Sunday, May 10, 2009

Which Side Are You On?



'Are we the baddies?'

I take this line from a sketch by David Mitchell and Robert Webb, in which two German SS officers suddenly experience a moment of enlightenment. 'Hans, I've just noticed something', says the one. 'Have you looked at our caps recently? [...] They've got skulls on them [...] Hans, are we the baddies?' Readers of Ink Quest not familiar with the routine can watch the whole thing here:



This sketch has been on my mind for the last couple of days, dear readers, because I have started to wonder if Ink Quest has spent nearly four years fighting on the side of evil, not against it.

My troubles began on Friday afternoon. My entire department had been sent to a conference room in a hotel for an 'Away Day'. (I won't bother to parody this event, as it managed to leap beyond parody all by itself.)



During one of the coffee breaks, I found myself in conversation with a colleague who grew up in Soviet-era Poland. We somehow got around to discussing ink (he brought the topic up, honestly), and he asked if my love of fountain pens went back to my school days. Was I, he asked, required to use an inkwell and dip pen while learning to write? I reported that I wasn't, and he then related how his schooling in Poland had been one filled with ink. (I don't know precisely when this was, but it must have been at some point in the 1960s, I think.) Each child's desk, he reported, sported an inkwell, and the caretaker would come around every day with a giant bottle of ink to replenish the containers. Learning to write, he added, was all about learning to dip a stylus-like pen into the inky depths.

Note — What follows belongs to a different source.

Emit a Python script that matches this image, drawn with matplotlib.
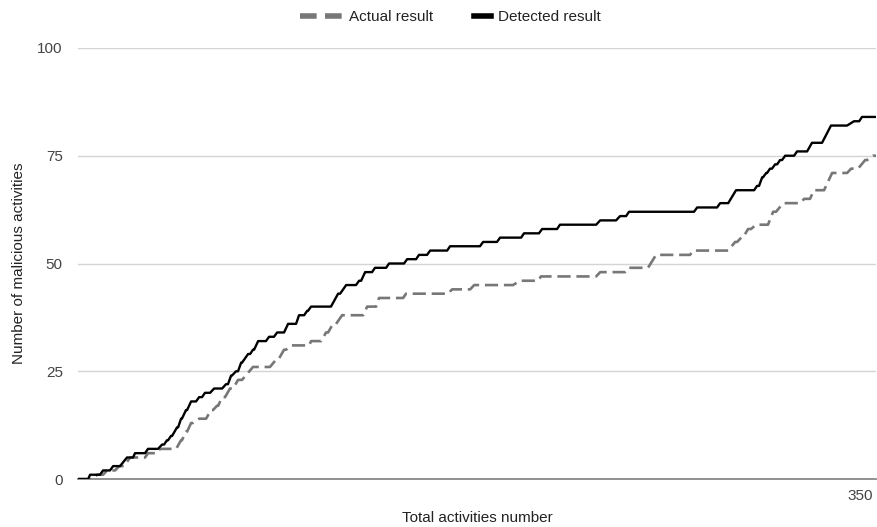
import matplotlib
matplotlib.use("Agg")
import matplotlib.pyplot as plt
from matplotlib.lines import Line2D

plt.rcParams['font.family'] = ['Liberation Sans', 'DejaVu Sans']

# plateaus of each step series: start index, end index, value
actual_start = [0, 8.5, 13.0, 18.4, 23.3, 31.3, 36.7, 46.1, 48.3, 50.6, 54.2, 59.5, 62.2, 64.5,
                68.0, 71.6, 78.3, 89.1, 92.2, 95.3, 104.3, 111.0, 114.1, 118.2, 129.4, 134.7,
                146.8, 167.4, 177.3, 197.8, 207.2, 233.7, 246.2, 258.7, 275.3, 294.1, 296.8,
                299.9, 303.5, 311.1, 315.6, 325.0, 329.4, 337.5, 346.0, 352.3, 355.8]
actual_end = [6.7, 11.2, 16.6, 20.6, 30.0, 35.4, 43.9, 46.5, 48.8, 51.5, 57.3, 60.4, 62.7, 65.8,
              69.4, 73.4, 85.9, 90.0, 93.1, 103.4, 108.8, 111.9, 115.5, 127.6, 133.4, 145.5,
              165.6, 175.5, 194.7, 205.9, 231.9, 244.8, 255.1, 273.9, 291.0, 295.0, 297.6,
              301.2, 308.8, 312.4, 323.2, 327.6, 333.9, 344.2, 349.1, 353.2, 357.2]
actual_val = [0, 1, 2, 3, 5, 6, 7, 9, 11, 13, 14, 16, 17, 19,
              21, 23, 26, 28, 30, 31, 32, 34, 36, 38, 40, 42,
              43, 44, 45, 46, 47, 48, 49, 52, 53, 55, 56,
              58, 59, 62, 64, 65, 67, 71, 72, 74, 75]

detected_start = [0, 5.4, 11.2, 15.7, 21.9, 25.5, 31.3, 37.6, 39.8, 41.6, 44.3, 46.1, 48.3, 50.6,
                  54.2, 56.8, 60.9, 66.2, 68.5, 70.7, 73.0, 76.1, 78.3, 80.6, 85.5, 89.1, 94.0,
                  98.9, 102.5, 104.3, 116.4, 120.0, 125.8, 128.5, 132.9, 139.2, 147.3, 152.6,
                  157.6, 166.5, 181.3, 188.9, 199.6, 207.7, 215.7, 233.7, 242.6, 246.6, 277.1,
                  287.4, 294.5, 303.9, 306.2, 308.0, 309.7, 312.0, 314.2, 316.5, 321.8, 328.5,
                  337.0, 347.3, 350.9]
detected_end = [4.5, 9.8, 14.3, 18.8, 24.6, 30.0, 35.8, 38.5, 40.3, 42.1, 44.8, 46.5, 48.8, 52.8,
                55.5, 59.1, 64.5, 67.1, 68.9, 71.6, 73.4, 77.0, 78.8, 84.1, 87.7, 92.2, 97.6,
                101.2, 102.9, 113.2, 117.3, 124.4, 126.7, 131.6, 137.9, 145.9, 151.3, 156.2,
                165.2, 179.9, 187.5, 198.3, 206.3, 214.4, 231.9, 240.8, 245.3, 275.7, 286.0,
                291.0, 302.6, 304.8, 306.6, 308.4, 310.6, 312.9, 315.1, 320.5, 326.3, 333.0,
                344.2, 349.6, 357.2]
detected_val = [0, 1, 2, 3, 5, 6, 7, 8, 9, 10, 12, 14, 16, 18,
                19, 20, 21, 22, 24, 25, 27, 29, 30, 32, 33, 34, 36,
                38, 39, 40, 43, 45, 46, 48, 49, 50, 51, 52,
                53, 54, 55, 56, 57, 58, 59, 60, 61, 62, 63,
                64, 67, 68, 70, 71, 72, 73, 74, 75, 76, 78,
                82, 83, 84]

y_ticks = [0, 25, 50, 75, 100]
x_ticks = [350]


def plateau_path(starts, ends, vals):
    xs, ys = [], []
    for s, e, v in zip(starts, ends, vals):
        xs += [s, e]
        ys += [v, v]
    return xs, ys


fig = plt.figure(figsize=(8.77, 5.27), dpi=100)
ax = fig.add_axes([0.089, 0.091, 0.910, 0.818])

ax_x, ax_y = plateau_path(actual_start, actual_end, actual_val)
de_x, de_y = plateau_path(detected_start, detected_end, detected_val)

ax.plot(ax_x, ax_y, color='#777777', lw=1.9, dashes=(5, 2.2), solid_capstyle='butt', zorder=3)
ax.plot(de_x, de_y, color='#000000', lw=1.7, zorder=4)

ax.set_xlim(0, 357.2)
ax.set_ylim(0, 100)
ax.set_yticks(y_ticks)
ax.set_xticks(x_ticks)
ax.tick_params(length=0, labelsize=11, colors='#444444')
ax.tick_params(axis='y', pad=11)
ax.tick_params(axis='x', pad=7)
ax.grid(axis='y', color='#d4d4d4', lw=1)
ax.set_axisbelow(True)
for side in ['top', 'right', 'left']:
    ax.spines[side].set_visible(False)
ax.spines['bottom'].set_color('#888888')
ax.spines['bottom'].set_linewidth(1.3)

ax.set_xlabel('Total activities number', fontsize=11, color='#222222', labelpad=6)
ax.set_ylabel('Number of malicious activities', fontsize=11, color='#222222', labelpad=8)

# two legends so each icon keeps its own length
leg1 = fig.legend([Line2D([], [], color='#777777', lw=4, dashes=(3.0, 1.5))], ['Actual result'],
                  loc='center', bbox_to_anchor=(0.418, 0.968), frameon=False, fontsize=11,
                  handlelength=2.75, handletextpad=0.5)
leg2 = fig.legend([Line2D([], [], color='#000000', lw=4)], ['Detected result'],
                  loc='center', bbox_to_anchor=(0.613, 0.968), frameon=False, fontsize=11,
                  handlelength=1.1, handletextpad=0.5)
for leg in (leg1, leg2):
    for t in leg.get_texts():
        t.set_color('#222222')

fig.savefig('out.png', dpi=100)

I told him that this sounded like utopia, and I related how I'd been forced to use a ballpoint pen when learning to write in school. 'When I'm in charge', I said, 'those hideous creations will be banned.' What my colleague said next came as something of a shock.

Fountain pens, he announced in response to my desire to ban ballpoints, were prohibited in his Polish school. Not because, as I immediately suspected, they were the sign of capitalist, bourgeois decadence, but because they were believed to spoil children's handwriting. Only the dip pen, ran the rule, could produce proper writing. All hell broke loose, he continued, when his parents bought him a fountain pen and sent him to school with it. (I don't know my colleague well enough to know why and when he moved from Poland to the UK, but I wonder if his entire family was forced to seek political refuge here following the inkident in question. Were they sent into exile because he chose not to dip?)

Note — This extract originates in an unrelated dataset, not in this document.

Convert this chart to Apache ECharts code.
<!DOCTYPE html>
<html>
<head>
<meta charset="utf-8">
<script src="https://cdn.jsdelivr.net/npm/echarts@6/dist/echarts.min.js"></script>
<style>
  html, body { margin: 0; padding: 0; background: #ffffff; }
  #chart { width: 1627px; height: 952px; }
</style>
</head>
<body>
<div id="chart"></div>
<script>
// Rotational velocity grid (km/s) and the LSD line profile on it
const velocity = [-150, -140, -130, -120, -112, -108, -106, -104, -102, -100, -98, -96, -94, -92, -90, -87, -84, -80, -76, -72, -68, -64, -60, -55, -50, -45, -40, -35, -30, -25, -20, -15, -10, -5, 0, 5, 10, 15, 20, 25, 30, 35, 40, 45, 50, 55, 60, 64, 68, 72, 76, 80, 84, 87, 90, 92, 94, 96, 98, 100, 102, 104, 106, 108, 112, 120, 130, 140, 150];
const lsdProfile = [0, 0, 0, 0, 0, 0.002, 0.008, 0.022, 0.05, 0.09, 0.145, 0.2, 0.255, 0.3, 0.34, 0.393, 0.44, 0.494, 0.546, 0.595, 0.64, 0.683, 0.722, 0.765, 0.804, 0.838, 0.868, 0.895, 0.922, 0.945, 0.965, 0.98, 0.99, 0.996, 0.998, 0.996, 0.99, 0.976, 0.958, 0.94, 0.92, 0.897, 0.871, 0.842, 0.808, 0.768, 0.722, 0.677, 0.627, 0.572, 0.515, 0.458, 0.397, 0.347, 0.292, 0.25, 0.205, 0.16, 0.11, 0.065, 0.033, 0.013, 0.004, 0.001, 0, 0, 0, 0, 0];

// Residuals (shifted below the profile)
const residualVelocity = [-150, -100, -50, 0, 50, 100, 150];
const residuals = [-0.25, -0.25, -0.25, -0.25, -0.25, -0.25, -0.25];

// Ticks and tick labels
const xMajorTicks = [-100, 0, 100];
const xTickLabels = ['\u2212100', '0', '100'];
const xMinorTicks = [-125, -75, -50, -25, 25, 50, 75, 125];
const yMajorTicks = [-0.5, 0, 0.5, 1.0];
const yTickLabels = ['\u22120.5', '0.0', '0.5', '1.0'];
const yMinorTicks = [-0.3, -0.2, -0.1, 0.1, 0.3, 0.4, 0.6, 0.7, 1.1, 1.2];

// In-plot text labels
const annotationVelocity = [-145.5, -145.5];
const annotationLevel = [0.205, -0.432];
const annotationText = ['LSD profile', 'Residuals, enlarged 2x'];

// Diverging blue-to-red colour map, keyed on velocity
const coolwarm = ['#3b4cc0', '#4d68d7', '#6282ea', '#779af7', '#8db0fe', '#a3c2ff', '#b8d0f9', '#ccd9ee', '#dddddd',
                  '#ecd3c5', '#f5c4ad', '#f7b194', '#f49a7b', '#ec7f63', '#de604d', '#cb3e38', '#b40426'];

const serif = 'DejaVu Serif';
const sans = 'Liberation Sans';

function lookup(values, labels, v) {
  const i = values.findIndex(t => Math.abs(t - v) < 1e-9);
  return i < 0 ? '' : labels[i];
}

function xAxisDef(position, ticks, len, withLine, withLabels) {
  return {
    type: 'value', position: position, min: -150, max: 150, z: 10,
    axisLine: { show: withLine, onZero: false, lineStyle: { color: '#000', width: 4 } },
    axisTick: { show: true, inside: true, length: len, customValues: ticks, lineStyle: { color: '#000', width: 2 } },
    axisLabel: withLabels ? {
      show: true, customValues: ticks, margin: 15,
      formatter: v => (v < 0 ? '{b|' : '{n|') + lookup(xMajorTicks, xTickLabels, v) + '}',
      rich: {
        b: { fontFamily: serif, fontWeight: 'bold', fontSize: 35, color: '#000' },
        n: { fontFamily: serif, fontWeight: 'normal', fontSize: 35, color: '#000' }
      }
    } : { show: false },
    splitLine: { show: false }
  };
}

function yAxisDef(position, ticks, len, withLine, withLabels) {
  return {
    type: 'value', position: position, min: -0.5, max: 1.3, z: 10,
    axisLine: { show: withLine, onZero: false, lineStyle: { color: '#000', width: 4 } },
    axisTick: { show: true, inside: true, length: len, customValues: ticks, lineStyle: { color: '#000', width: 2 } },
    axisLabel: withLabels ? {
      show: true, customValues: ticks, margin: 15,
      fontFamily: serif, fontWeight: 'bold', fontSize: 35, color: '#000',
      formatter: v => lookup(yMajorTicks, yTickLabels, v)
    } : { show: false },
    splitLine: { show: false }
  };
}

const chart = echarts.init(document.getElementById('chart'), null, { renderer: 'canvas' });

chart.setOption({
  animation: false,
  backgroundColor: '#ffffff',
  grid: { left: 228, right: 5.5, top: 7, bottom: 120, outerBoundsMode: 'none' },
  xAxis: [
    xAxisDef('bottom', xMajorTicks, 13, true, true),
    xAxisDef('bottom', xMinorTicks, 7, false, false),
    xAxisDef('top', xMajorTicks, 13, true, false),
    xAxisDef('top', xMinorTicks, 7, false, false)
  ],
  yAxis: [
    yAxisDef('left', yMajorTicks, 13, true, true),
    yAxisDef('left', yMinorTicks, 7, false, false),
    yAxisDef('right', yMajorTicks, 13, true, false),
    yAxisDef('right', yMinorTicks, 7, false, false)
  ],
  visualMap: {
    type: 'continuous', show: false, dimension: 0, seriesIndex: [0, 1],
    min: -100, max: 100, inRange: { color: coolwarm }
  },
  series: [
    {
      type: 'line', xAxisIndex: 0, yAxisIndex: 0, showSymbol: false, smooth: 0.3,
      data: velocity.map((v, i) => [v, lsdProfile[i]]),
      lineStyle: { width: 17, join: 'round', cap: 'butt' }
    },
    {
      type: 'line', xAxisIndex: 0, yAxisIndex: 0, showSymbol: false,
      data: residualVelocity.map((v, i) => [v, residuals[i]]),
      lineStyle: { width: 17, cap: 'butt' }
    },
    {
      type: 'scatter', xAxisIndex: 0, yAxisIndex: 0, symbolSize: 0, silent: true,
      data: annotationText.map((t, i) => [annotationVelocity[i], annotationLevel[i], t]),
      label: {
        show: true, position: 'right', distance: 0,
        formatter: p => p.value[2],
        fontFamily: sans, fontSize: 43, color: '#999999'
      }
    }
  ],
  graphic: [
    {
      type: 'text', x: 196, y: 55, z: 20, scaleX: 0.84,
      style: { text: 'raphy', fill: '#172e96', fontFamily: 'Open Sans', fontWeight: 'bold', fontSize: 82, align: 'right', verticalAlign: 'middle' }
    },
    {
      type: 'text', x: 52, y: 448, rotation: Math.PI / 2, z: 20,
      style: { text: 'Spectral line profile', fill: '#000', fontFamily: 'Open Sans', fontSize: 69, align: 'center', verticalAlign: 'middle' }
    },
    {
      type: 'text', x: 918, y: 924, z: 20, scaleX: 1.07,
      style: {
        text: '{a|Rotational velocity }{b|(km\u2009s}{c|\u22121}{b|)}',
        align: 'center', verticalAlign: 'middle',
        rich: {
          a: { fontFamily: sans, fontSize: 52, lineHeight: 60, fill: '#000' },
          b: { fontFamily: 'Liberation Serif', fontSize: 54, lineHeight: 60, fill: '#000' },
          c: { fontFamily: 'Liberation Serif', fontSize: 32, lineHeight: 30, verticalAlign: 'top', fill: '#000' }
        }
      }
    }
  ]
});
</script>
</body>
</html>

I have always maintained that the ballpoint pen kills elegant handwriting. (Has anything but a simian scrawl ever been produced with a biro? The great Roland Barthes had it right when he remarked that a Bic was good for nothing but churning out 'pisse copie'.) But what if I've been wrong all along? What if the fountain pen -- the sacred instrument upon which Ink Quest relies -- is just as damaging? What if the only instrument capable of preserving the art of handwriting is the stylus-like dip pen?

In other words, I have been plunged into an exinkstential crisis. Perhaps I am one of 'the baddies'. Perhaps I have devoted nearly 350 posts to evil. Perhaps I've been on the wrong side from day one. Perhaps the Penquod should be sunk, the blog deleted without a trace, and all of my fountain pens thrown onto a bonfire. Perhaps we should let only the stylus style us. Which side am I on? I feel side-swiped.

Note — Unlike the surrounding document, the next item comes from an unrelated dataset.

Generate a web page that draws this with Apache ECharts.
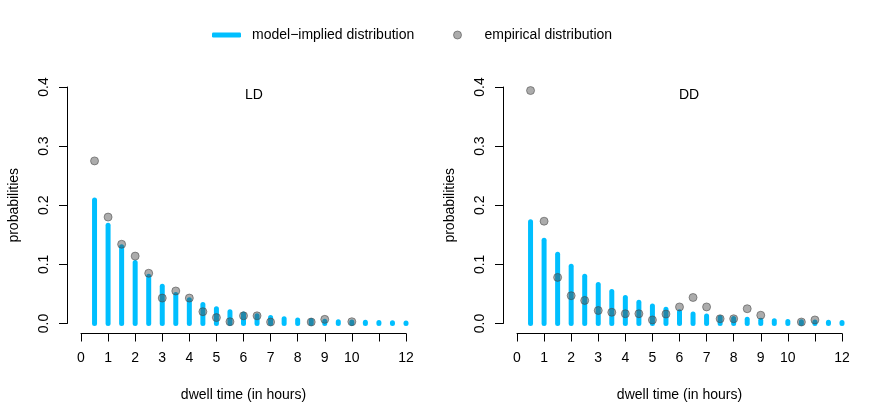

Inks in use today: Diamine Chocolate Brown; Diamine Majestic Blue. (These two new acquisitions are delightful. With the Chocolate Brown, Diamine has finally come up with a proper dark brown. It's not quite as dark as, say, Noodler's Walnut, but it's getting there. It's similar to Private Reserve Chocolat, but I think it's slightly darker. The Majestic Blue, meanwhile, is a lovely saturated colour that reminds me very much of the mythical Parker Penman Sapphire. Both inks flow magnificently and offer some wonderful shading.)